Urufu, I drilled the shaft by hand to the depth of the staging nail stub. I drilled with an ordinary hand drill, after dimpling the center of the blank, and drilling small amounts carefully. I stopped often and rotated the blank I was holding -- you can feel if you're off center that way, or angled. I apply pressure to correct whichever side needs it.
Each stub was a slightly different length because I weighed the fletched arrow first, and then sawed off the nail to bring the total to 24 grams. I used Duco cement, instead of the polyurethane (like Gorilla Glue) that the bamboo arrow stickie build-along recommended, because bamboo is hollow, and the poly foams up to fill big spaces like that. I didn't think POC needed it, and I've had experiences where that poly type glue expansion can actually force pieces apart.
I drilled very slightly undersize hole -- just so I could push the nail shaft in by twisting. I pre-saturated the hole with glue, waited a bit then added more and twisted the nail in slowly, backing it out if there was pressure or air bubbles and then twisting in again. You don't want to hammer a peg with a close fit that is glued like that or you can actually split the surrounding wood with hydraulic pressure.

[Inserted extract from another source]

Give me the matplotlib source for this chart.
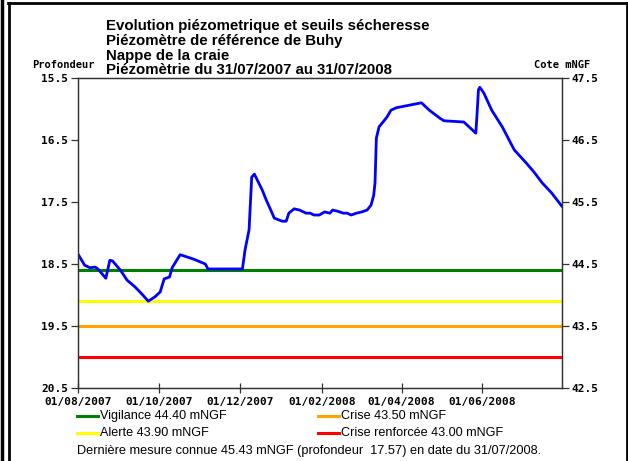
# coding=utf-8

import numpy as np
import pandas as pd
import matplotlib
matplotlib.use("Agg")
from matplotlib import pyplot as plt
from matplotlib.lines import Line2D

# données (jours depuis le 01/08/2007, profondeur en m)
jours = [0, 5, 9, 13, 15, 21, 24, 26, 32, 37, 43, 48, 53, 58, 62, 65, 69, 71, 77,
         87, 96, 98, 124, 126, 129, 131, 133, 136, 139, 142, 146, 148, 154, 157,
         159, 163, 167, 169, 172, 175, 178, 182, 186, 190, 192, 196, 200, 203,
         206, 210, 214, 218, 221, 223, 224, 225, 227, 230, 233, 236, 240, 259,
         265, 273, 276, 291, 295, 300, 301, 302, 303, 306, 312, 320, 329, 338,
         344, 350, 357, 365]
profondeur = [18.34, 18.52, 18.56, 18.55, 18.58, 18.73, 18.44, 18.45, 18.60, 18.76,
              18.87, 18.98, 19.10, 19.03, 18.95, 18.74, 18.71, 18.56, 18.35, 18.42,
              18.50, 18.58, 18.58, 18.27, 17.95, 17.10, 17.05, 17.18, 17.31, 17.47,
              17.66, 17.76, 17.81, 17.81, 17.68, 17.61, 17.63, 17.65, 17.68, 17.68,
              17.71, 17.71, 17.66, 17.68, 17.63, 17.65, 17.68, 17.68, 17.71, 17.68,
              17.66, 17.63, 17.55, 17.39, 17.19, 16.47, 16.29, 16.21, 16.13, 16.02,
              15.98, 15.90, 16.02, 16.15, 16.19, 16.21, 16.29, 16.39, 16.06, 15.69,
              15.65, 15.74, 16.02, 16.29, 16.66, 16.87, 17.02, 17.19, 17.35, 17.57]

seuils_noms = ["Vigilance", "Alerte", "Crise", "Crise renforcée"]
seuils_cotes = [44.40, 43.90, 43.50, 43.00]
seuils_couleurs = ["#008000", "#ffff00", "#ffa500", "#ff0000"]

x_ticks = ["01/08/2007", "01/10/2007", "01/12/2007", "01/02/2008", "01/04/2008", "01/06/2008"]
prof_ticks = [15.5, 16.5, 17.5, 18.5, 19.5, 20.5]
cote_ticks = [47.5, 46.5, 45.5, 44.5, 43.5, 42.5]

ref = 63.0  # cote = ref - profondeur
debut = pd.Timestamp("2007-08-01")
fin = pd.Timestamp("2008-07-31")
dates = debut + pd.to_timedelta(jours, unit="D")

W, H = 628, 461
fig = plt.figure(figsize=(W / 100, H / 100), dpi=100)


def fx(px):
    return px / W


def fy(py):
    return 1 - py / H


ax = fig.add_axes([fx(78), fy(388), (562 - 78) / W, (388 - 78) / H])

for nom, cote, coul in zip(seuils_noms, seuils_cotes, seuils_couleurs):
    ax.plot([debut, fin], [ref - cote, ref - cote], color=coul, lw=2.2)

ax.plot(dates, profondeur, color="#0000ff", lw=2.0, solid_joinstyle="round")

ax.set_xlim(debut, fin)
ax.set_ylim(20.5, 15.5)
ax.set_yticks(prof_ticks)
ax.set_yticklabels(["%.1f" % v for v in prof_ticks])
ax.set_xticks(pd.to_datetime(x_ticks, format="%d/%m/%Y"))
ax.set_xticklabels(x_ticks)

ax2 = ax.twinx()
ax2.set_ylim(42.5, 47.5)
ax2.set_yticks(cote_ticks)
ax2.set_yticklabels(["%.1f" % v for v in cote_ticks])

tick_font = {"family": "DejaVu Sans Mono", "weight": "bold", "size": 8.0}
for a in (ax, ax2):
    for sp in a.spines.values():
        sp.set_color("#333333")
        sp.set_linewidth(0.9)
    for lab in a.get_xticklabels() + a.get_yticklabels():
        lab.set_fontfamily(tick_font["family"])
        lab.set_fontweight(tick_font["weight"])
        lab.set_fontsize(tick_font["size"])
ax.tick_params(axis="y", direction="out", length=5, width=0.9, color="#333333", pad=2)
ax.tick_params(axis="x", direction="inout", length=7, width=0.9, color="#333333", pad=3)
ax2.tick_params(axis="y", direction="out", length=5, width=0.9, color="#333333", pad=2)

# titre
titre = ["Evolution piézometrique et seuils sécheresse",
         "Piézomètre de référence de Buhy",
         "Nappe de la craie",
         "Piézomètrie du 31/07/2007 au 31/07/2008"]
for i, t in enumerate(titre):
    fig.text(fx(106), fy(26 + i * 14.8), t, fontsize=10.8, fontweight="bold",
             family="Liberation Sans", va="center", ha="left")

fig.text(fx(63), fy(65), "Profondeur", fontsize=7.5, fontweight="bold",
         family="DejaVu Sans Mono", ha="center", va="center")
fig.text(fx(562), fy(65), "Cote mNGF", fontsize=7.5, fontweight="bold",
         family="DejaVu Sans Mono", ha="center", va="center")

# légende
pos = [(77, 416), (77, 433), (318, 416), (318, 433)]
for (px, py), nom, cote, coul in zip(pos, seuils_noms, seuils_cotes, seuils_couleurs):
    fig.add_artist(Line2D([fx(px), fx(px + 21)], [fy(py), fy(py)], color=coul, lw=2.2))
    fig.text(fx(px + 23), fy(py), "%s %.2f mNGF" % (nom, cote), fontsize=9.1,
             family="Liberation Sans", va="center", ha="left")

fig.text(fx(77), fy(451),
         "Dernière mesure connue %.2f mNGF (profondeur  %.2f) en date du 31/07/2008."
         % (ref - profondeur[-1], profondeur[-1]),
         fontsize=9.2, family="Liberation Sans", va="center", ha="left")

# cadre
for xs, ys, lw in [([1.5, 1.5], [0, H], 2.5), ([8.5, 8.5], [3, H], 2.0),
                   ([8, 626.5], [3.5, 3.5], 2.0), ([626.5, 626.5], [3, H], 2.0)]:
    fig.add_artist(Line2D([fx(v) for v in xs], [fy(v) for v in ys], color="black", lw=lw))

plt.savefig("out.png", dpi=100)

I rotated the arrow to see if the point appeared to be off center, and twisted the nail until it looked centered with that test -- most nails aren't exactly centered on the head, likewise n end drilled hole, but you can center them closely by rotating in relation to each other. Then I wrapped the ends with artificial sinew and more glue to prevent splitting. I kept a good heavy tension on the wrap, and finished with a half hitch. Then let everything dry.